→ To be done
All lines featuring the string "matplotlib" are to be listed.

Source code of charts

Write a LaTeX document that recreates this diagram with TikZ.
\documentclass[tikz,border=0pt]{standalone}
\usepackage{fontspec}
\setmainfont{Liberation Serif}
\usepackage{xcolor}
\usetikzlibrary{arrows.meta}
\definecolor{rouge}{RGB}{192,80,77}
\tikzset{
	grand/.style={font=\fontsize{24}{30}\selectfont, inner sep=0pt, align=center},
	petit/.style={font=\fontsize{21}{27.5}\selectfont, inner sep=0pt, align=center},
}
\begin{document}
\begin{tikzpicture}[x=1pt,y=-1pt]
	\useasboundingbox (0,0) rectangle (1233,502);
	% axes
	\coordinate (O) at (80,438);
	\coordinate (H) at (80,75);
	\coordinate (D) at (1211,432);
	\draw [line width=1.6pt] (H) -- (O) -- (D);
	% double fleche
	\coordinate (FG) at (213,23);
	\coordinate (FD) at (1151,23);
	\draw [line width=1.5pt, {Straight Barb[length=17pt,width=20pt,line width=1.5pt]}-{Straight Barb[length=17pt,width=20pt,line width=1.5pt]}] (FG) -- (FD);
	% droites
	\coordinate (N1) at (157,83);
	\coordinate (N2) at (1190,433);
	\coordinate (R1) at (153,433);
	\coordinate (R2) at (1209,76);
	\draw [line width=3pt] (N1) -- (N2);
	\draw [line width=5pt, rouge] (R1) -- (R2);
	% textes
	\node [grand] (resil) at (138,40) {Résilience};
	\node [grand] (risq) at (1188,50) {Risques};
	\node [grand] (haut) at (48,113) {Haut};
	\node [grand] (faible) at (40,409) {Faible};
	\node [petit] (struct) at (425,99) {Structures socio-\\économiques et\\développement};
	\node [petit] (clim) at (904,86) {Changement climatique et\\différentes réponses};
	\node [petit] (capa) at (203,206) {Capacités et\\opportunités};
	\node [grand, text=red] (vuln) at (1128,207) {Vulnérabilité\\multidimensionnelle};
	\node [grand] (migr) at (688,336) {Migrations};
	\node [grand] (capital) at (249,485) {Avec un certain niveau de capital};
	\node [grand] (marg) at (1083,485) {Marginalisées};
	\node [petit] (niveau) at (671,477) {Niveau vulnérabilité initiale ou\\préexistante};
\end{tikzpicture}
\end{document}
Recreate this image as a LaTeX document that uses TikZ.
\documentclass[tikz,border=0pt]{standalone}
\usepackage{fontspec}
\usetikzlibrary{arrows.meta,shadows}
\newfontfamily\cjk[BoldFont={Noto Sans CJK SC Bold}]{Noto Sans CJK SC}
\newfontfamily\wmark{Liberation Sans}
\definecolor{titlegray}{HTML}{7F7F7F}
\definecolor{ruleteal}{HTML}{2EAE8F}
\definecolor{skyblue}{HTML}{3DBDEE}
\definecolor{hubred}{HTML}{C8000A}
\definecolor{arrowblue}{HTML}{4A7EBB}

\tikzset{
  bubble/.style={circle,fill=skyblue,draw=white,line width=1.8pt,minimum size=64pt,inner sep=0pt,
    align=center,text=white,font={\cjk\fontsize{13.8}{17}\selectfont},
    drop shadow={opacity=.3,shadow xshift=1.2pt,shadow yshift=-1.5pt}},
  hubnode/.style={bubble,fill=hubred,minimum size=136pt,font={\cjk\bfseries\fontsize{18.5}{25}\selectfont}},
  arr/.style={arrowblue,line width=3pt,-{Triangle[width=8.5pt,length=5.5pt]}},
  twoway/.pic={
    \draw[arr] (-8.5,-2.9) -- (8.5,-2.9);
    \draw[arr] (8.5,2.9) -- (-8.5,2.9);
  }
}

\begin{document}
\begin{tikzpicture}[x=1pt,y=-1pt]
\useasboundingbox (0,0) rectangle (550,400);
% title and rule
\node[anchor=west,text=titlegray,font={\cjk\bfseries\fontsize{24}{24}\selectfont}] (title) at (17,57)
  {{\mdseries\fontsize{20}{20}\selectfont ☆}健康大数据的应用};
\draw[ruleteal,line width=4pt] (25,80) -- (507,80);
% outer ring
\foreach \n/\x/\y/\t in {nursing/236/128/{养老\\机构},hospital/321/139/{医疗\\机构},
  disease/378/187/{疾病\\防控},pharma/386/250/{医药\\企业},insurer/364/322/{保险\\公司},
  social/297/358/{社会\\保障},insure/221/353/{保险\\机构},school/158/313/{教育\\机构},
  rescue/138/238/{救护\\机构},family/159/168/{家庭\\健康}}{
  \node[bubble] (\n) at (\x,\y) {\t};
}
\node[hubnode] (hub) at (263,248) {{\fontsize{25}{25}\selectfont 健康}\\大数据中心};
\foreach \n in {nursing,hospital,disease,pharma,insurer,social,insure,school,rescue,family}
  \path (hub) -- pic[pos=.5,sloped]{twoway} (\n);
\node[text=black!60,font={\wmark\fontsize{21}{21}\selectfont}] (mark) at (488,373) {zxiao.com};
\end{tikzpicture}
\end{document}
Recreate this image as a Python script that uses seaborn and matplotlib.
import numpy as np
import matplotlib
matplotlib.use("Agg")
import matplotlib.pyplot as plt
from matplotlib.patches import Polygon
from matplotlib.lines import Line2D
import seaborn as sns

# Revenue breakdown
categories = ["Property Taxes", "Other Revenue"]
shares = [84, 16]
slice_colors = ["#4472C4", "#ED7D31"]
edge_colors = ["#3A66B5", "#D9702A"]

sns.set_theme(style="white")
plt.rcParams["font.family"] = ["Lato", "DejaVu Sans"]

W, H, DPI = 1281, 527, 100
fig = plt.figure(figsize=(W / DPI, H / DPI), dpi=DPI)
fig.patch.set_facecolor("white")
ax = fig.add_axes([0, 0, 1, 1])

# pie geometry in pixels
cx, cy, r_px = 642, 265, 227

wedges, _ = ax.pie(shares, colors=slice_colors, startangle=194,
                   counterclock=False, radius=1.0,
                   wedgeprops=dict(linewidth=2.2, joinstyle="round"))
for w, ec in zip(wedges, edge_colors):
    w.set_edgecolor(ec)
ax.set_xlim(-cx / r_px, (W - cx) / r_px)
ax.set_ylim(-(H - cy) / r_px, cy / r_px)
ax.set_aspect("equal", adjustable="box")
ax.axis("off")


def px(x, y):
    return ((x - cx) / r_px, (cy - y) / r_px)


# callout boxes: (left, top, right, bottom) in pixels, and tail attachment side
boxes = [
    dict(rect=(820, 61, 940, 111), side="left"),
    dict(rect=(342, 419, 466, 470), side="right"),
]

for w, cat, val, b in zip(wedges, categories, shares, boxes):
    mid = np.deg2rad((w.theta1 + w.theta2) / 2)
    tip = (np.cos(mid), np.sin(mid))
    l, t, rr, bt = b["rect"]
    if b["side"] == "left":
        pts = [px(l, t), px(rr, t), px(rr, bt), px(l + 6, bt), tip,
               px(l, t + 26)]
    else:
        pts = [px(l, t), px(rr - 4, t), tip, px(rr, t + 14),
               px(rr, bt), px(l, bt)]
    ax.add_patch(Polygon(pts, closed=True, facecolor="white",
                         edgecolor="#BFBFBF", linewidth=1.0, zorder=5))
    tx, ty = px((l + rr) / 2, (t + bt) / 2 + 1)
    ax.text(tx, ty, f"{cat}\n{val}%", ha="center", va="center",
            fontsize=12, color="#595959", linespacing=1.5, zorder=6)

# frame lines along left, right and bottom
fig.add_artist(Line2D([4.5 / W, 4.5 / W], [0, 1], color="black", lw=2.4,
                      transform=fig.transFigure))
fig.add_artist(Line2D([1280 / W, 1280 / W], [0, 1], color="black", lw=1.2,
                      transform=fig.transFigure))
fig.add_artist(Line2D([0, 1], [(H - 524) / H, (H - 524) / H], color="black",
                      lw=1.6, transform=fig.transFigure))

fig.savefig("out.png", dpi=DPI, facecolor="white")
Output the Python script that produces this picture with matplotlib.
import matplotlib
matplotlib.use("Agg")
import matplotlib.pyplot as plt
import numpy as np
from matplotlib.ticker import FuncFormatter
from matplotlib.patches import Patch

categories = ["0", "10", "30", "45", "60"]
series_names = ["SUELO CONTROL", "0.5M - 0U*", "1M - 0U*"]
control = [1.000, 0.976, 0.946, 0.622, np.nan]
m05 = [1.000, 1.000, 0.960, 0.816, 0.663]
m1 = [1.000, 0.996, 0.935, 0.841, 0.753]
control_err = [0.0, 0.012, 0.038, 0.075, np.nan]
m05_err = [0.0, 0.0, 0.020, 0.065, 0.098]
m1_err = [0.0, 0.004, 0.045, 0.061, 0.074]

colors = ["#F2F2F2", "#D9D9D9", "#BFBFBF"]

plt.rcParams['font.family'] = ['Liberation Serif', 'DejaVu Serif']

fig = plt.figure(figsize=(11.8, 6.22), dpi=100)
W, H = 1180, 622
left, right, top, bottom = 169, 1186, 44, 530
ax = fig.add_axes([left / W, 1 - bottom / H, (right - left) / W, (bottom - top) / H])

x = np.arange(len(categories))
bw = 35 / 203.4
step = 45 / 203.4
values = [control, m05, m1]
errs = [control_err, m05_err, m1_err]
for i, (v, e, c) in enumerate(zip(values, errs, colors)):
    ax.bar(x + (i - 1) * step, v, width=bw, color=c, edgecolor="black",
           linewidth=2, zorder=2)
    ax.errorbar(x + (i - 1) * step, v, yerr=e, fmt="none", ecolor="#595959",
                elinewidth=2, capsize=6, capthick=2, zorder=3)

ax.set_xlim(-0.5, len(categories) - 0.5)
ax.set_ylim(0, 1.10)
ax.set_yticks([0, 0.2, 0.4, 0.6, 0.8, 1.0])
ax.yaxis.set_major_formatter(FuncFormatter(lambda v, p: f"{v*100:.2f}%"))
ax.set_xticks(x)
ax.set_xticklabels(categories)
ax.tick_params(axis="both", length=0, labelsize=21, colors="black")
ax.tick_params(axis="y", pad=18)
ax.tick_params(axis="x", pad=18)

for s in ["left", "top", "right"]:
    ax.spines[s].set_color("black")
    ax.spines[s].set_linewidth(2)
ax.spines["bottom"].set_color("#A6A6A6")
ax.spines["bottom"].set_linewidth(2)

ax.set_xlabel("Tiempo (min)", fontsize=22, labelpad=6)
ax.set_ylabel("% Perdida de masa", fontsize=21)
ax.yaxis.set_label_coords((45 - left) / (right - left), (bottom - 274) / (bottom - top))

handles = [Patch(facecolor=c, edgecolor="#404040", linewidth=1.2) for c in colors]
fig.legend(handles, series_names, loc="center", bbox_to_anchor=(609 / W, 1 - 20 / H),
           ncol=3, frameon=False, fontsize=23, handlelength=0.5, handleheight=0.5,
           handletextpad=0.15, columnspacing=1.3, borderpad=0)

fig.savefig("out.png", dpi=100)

→ Answer to the problem
Recreate this image as a Python script that uses seaborn and matplotlib.
import matplotlib
matplotlib.use("Agg")
import matplotlib.pyplot as plt
from matplotlib.patches import Polygon
from matplotlib.lines import Line2D
Output the Python script that produces this picture with matplotlib.
import matplotlib
matplotlib.use("Agg")
import matplotlib.pyplot as plt
from matplotlib.ticker import FuncFormatter
from matplotlib.patches import Patch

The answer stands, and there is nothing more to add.